(begin)

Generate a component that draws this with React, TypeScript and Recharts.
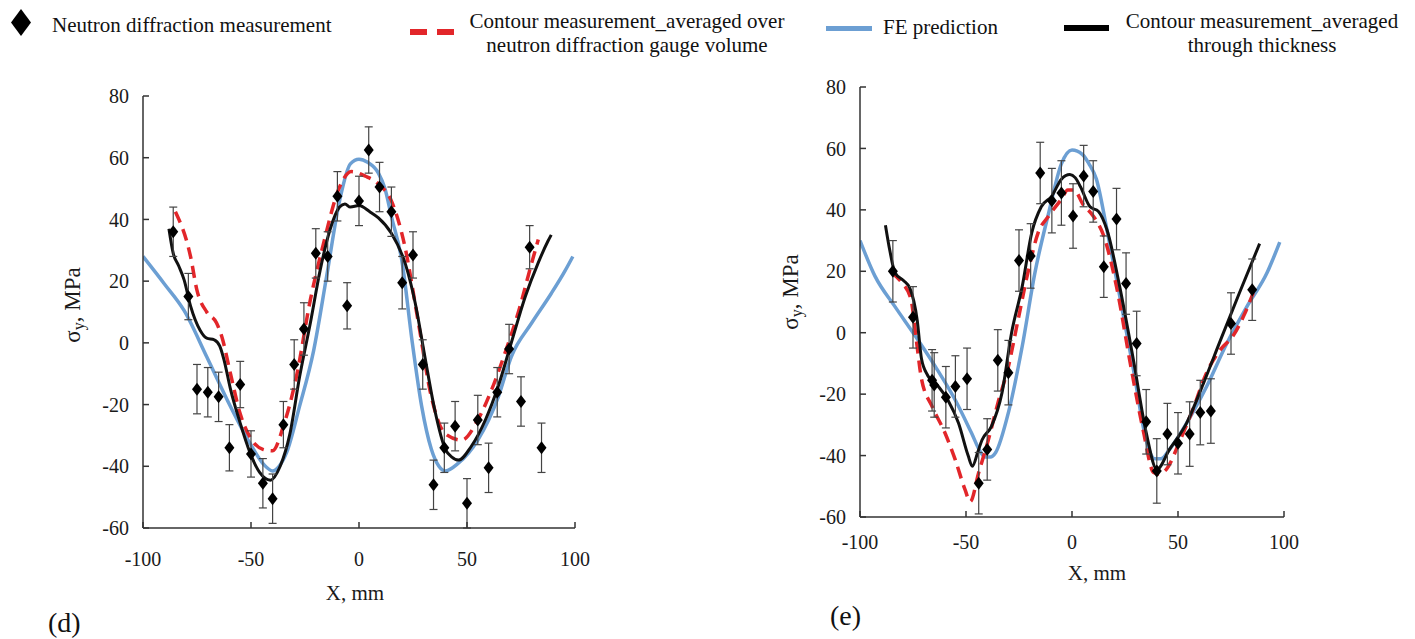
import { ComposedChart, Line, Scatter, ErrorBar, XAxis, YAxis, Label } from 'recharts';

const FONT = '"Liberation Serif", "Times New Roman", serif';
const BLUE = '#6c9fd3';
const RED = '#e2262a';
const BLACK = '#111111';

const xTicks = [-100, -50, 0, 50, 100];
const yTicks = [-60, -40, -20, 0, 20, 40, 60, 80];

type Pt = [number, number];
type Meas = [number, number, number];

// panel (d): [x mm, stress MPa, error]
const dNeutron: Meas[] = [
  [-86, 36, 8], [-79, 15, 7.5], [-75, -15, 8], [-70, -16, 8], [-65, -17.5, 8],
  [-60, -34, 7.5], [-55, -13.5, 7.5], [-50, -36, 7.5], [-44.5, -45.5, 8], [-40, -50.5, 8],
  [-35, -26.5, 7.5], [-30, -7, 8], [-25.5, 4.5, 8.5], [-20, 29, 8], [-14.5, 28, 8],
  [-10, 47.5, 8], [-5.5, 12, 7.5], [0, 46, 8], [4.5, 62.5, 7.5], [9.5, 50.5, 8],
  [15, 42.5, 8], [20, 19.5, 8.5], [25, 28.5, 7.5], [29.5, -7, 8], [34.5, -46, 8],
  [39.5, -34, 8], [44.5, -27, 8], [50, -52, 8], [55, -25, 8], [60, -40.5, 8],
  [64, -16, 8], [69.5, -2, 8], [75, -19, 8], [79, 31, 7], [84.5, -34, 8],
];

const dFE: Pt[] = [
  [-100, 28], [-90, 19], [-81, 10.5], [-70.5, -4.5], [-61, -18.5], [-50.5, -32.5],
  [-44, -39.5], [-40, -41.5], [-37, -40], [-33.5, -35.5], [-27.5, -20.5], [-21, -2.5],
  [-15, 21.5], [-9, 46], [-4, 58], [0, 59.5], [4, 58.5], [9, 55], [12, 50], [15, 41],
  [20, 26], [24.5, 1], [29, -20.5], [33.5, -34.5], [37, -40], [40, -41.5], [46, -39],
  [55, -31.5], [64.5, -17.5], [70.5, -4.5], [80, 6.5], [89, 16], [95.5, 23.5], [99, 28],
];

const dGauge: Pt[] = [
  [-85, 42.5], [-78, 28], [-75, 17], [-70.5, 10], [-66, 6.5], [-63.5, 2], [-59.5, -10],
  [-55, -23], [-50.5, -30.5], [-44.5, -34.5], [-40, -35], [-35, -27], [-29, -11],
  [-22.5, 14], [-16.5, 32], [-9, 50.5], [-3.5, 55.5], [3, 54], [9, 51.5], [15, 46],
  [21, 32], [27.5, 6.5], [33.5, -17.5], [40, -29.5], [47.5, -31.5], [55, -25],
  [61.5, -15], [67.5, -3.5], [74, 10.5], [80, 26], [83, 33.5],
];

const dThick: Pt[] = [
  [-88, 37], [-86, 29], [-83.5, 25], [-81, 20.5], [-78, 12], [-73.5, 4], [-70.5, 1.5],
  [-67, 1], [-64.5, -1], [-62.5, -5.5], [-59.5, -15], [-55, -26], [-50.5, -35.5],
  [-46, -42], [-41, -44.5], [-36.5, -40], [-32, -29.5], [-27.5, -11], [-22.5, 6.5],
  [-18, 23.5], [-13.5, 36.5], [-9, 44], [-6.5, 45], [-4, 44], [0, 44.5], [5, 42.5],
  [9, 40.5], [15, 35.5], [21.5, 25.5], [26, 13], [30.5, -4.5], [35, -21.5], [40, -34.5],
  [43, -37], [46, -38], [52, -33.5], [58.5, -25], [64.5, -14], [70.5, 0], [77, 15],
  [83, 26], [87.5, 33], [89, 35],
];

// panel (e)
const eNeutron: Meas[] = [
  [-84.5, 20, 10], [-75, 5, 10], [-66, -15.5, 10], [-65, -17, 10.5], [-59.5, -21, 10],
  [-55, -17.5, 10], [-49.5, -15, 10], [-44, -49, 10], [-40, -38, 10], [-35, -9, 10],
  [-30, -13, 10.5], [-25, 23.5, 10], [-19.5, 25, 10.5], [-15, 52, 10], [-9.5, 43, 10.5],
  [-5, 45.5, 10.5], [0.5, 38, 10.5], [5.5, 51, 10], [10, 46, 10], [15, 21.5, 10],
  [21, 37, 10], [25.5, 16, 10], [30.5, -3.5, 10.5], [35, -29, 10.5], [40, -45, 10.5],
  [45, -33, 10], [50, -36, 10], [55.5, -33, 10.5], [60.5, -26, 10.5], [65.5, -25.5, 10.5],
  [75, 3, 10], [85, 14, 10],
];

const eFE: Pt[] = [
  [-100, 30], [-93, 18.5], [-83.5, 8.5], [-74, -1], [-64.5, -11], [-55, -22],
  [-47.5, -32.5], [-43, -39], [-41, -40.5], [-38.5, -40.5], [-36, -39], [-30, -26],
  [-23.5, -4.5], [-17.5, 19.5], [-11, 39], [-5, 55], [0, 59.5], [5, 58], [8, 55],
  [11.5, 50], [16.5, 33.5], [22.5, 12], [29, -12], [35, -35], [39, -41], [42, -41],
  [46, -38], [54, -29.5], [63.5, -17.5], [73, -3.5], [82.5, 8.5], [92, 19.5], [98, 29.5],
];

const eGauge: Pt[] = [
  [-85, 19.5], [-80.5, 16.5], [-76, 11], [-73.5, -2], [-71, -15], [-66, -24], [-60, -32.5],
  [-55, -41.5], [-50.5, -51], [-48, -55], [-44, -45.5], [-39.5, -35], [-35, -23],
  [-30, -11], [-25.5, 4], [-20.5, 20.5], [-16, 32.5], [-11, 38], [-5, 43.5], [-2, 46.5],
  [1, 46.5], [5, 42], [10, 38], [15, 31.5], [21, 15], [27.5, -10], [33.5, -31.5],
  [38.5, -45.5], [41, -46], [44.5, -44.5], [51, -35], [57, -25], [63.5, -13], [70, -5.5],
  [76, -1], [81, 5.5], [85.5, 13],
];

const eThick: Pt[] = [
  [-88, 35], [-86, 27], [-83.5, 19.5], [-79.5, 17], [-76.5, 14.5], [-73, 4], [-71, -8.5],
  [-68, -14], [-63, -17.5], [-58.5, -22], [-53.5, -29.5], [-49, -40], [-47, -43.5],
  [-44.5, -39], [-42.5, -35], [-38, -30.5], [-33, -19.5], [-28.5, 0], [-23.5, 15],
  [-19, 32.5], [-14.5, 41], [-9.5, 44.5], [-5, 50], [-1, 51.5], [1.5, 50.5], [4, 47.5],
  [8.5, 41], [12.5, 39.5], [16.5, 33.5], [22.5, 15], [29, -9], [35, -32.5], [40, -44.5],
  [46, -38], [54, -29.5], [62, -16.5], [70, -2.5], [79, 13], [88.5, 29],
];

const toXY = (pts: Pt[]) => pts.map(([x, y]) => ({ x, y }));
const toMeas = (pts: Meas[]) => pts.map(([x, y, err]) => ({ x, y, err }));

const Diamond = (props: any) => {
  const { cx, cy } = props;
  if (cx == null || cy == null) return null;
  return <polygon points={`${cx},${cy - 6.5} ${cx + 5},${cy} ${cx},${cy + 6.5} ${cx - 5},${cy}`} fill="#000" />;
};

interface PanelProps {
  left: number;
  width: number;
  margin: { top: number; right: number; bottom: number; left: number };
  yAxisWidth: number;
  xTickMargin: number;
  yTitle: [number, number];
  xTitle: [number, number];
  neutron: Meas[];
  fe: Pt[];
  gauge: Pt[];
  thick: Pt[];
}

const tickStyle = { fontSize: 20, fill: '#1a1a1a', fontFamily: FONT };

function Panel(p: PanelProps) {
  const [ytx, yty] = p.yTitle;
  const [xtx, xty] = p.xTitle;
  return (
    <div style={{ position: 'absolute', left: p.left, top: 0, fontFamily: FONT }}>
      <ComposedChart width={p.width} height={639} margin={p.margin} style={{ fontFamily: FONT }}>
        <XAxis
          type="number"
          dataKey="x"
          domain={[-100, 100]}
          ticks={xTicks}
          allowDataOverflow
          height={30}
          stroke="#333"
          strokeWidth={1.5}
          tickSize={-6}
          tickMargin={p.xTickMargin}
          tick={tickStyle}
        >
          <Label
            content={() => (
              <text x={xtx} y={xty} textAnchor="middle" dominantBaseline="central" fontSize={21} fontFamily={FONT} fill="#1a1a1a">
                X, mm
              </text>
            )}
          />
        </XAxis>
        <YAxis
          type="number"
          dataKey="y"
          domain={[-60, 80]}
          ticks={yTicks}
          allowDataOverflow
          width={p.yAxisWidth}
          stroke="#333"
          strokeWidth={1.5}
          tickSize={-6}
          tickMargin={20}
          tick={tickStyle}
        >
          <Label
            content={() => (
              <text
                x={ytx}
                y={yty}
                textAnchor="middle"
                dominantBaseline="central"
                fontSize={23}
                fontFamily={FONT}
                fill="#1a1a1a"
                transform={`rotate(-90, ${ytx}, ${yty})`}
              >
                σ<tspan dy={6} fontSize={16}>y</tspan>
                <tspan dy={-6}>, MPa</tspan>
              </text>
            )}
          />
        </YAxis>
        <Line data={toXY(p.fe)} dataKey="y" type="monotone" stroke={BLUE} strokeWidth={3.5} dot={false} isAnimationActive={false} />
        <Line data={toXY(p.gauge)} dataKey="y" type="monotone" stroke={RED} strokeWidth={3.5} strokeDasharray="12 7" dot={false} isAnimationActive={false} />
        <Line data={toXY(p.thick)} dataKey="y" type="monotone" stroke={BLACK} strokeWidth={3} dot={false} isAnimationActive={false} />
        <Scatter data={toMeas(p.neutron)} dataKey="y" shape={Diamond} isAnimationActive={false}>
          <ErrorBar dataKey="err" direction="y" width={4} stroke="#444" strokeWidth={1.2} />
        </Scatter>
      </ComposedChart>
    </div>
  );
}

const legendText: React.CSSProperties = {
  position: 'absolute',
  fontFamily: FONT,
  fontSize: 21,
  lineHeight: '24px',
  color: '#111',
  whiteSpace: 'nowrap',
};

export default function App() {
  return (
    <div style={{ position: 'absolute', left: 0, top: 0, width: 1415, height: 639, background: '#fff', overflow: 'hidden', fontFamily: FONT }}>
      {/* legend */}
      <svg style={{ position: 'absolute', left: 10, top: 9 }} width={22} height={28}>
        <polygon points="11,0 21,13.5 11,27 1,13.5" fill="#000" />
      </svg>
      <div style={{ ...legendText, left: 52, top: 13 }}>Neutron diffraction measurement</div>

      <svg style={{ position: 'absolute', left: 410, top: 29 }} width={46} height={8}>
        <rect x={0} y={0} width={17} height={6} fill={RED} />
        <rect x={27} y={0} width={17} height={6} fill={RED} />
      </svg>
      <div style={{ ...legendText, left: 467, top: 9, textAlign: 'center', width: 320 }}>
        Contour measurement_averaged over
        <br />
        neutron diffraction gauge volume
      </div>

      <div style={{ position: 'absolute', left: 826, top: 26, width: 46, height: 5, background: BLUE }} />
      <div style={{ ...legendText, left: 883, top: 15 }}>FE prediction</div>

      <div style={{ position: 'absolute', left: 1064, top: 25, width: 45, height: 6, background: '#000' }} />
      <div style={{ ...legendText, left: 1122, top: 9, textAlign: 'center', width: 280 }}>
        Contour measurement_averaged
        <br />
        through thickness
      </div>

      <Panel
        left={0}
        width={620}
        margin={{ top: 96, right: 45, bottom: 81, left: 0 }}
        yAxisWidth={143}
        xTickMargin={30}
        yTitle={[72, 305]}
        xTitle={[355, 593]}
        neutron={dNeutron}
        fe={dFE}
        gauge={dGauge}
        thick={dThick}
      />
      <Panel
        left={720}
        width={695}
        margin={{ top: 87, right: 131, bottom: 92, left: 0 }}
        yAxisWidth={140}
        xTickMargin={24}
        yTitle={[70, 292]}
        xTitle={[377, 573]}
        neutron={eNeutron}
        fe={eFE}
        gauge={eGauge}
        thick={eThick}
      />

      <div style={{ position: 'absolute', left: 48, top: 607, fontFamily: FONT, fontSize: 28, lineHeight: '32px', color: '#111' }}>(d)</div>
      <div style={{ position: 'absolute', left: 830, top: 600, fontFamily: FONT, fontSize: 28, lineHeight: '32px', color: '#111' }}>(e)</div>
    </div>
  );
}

(end)

● **Aim of the exercise**:
Leave out the pictures. Transcribe only the lines above, from the first through the one that contains "const yTicks = [-60, -40, -20, 0, 20, 40, 60, 80];".

● **Solution to the exercise**:
Generate a component that draws this with React, TypeScript and Recharts.
import { ComposedChart, Line, Scatter, ErrorBar, XAxis, YAxis, Label } from 'recharts';

const FONT = '"Liberation Serif", "Times New Roman", serif';
const BLUE = '#6c9fd3';
const RED = '#e2262a';
const BLACK = '#111111';

const xTicks = [-100, -50, 0, 50, 100];
const yTicks = [-60, -40, -20, 0, 20, 40, 60, 80];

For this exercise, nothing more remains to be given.